• U.S.

Art: Millvale Murals

5 minute read
TIME

Of some 200,000 Croats in the U. S., about 50,000 live near Pittsburgh. No (luckier than any of these laboring people, until last spring, were the 400 families in the parish of St. Nicholas Roman Catholic Church in Millvale, a poor little town on the north bank of the Allegheny just above Pittsburgh’s mills. Then one day in April an agile wisp of a man with a soft beard came to live in the parish house with Father Albert Zagar. Scaffolding went up in the church and every day at early mass Croatian women could see how far along the church’s new artist had come with his murals. By last week report of his completed work had gone far beyond Millvale and Pittsburgh, had put the parish of St. Nicholas in a class by itself as harboring one of the few distinguished sets of church murals in the U. S.

Millvale’s murals were especially satisfying to the artist because they were his first big job in the U. S. and they were done for his countrymen. Born in Zagreb, ancient capital of Croatia, Maximilian Vanka grew up with peasants, did not discover until he was a young man that he was an illegitimate son of a noble family. As a fachook (noble bastard) young Maximilian belonged to a well-recognized caste in Croatia under the gay regime of Austria’s Emperor Franz Joseph. His upper-class connections enabled him to study art at the Royal Academy of Zagreb and then at the Brussels Academy of Fine Arts, which awarded him its first prize and gold medal for composition in the year Franz Joseph’s nephew Franz Ferdinand happened to get fatefully shot, not in Croatia, but in Serbia. Artist Vanka kept on painting, after the War became a professor of painting at Zagreb’s Academy. In 1926 he met Margaret Stetten, the attractive daughter of Surgeon DeWitt Stetten of Manhattan’s Lenox Hill Hospital, five years later married her.

Although he became famed as Yugoslavia’s finest portrait painter, what Artist Vanka calls “the ironic title of Professor” irked him. Abetted by his wife and by No. i U. S. Yugoslav Louis Adamic (The Native’s Return)* he came to the U. S. in 1934, gave exhibitions in Pittsburgh and Manhattan (TIME, Dec. 3, 1934). Last November he came again for good. Last spring when able Franciscan Father Zagar, having paid off more than half of his $98,000 mortgage, decided to beautify his yellow brick Romanesque church for God’s greater pleasure and that of his congregation, he got in touch with Artist Vanka through Author Adamic (“Adamich” to Yugoslavs). In two weeks Vanka looked over the church, finished his sketches, watched the scaffolding go up and began to paint.

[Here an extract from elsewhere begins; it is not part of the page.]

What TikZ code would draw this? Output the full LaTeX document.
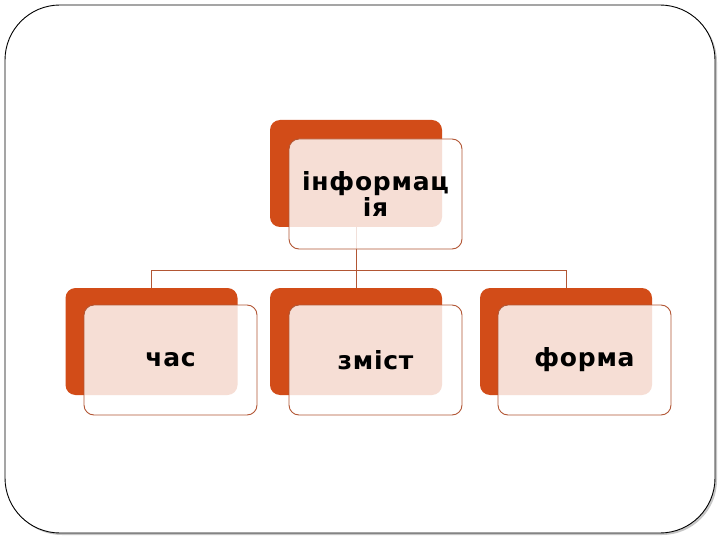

Every morning at 7 a. m. he started off by pounding his colors. The murals were done in dry fresco, and because paint had to be applied while the walls were wet, Artist Vanka stayed on his scaffolding virtually all day and usually until 2 or 3 a. m. At night Father Zagar stayed with him, droning prayers. Over the domed altar he painted a 36-ft. Madonna & Child in rich reds and blues, violet and silver, on one side wall a scene of Croatian peasants kneeling at the Angelus, on the other Croatian miners in the U. S. standing with heads bowed while a Franciscan priest, posed by St. Nicholas’ pastor, kneels to invoke God’s blessing on their church. For the side altars Vanka painted a Crucifixion and Pieta in cold blues and black, with green lightning. His model for the figure of Christ was a strapping Negro mill worker. It was well toward the end of May before the final murals complementing these on the back walls took shape and made the women on their way out after mass stop and weep and burn candles.

Opposite his picture of the Virgin grieving over the dead body of Christ, Artist Vanka had composed a group of women in Croatia standing beside a shallow coffin in which lies a dead soldier. They are all in white with white headdresses and the bier is covered with delicate, almost transparent white linen. Rows of white crosses converge toward a hill crowned with a church set against a little pile of distant cumulus clouds. For a modern counterpart of this scene St. Nicholas parishioners can look on the other wall, opposite the Crucifixion. Under a black, apocalyptic sky, a young miner lies on ground covered with coal rubble. Weeping women in violet robes at his head and feet avert their eyes as a group of men with picks descend into a smoky middle background. A headline of the Croatian newspaper on which the dead miner is sprawled reads: “The Immigrant Mother Raises Her Sons for American Industry.”

* Author Adamic’s last book, The Cradle of Life (TIME, Sept. 28, 1936), is a story modeled after Maximilian Vanka’s childhood and youth.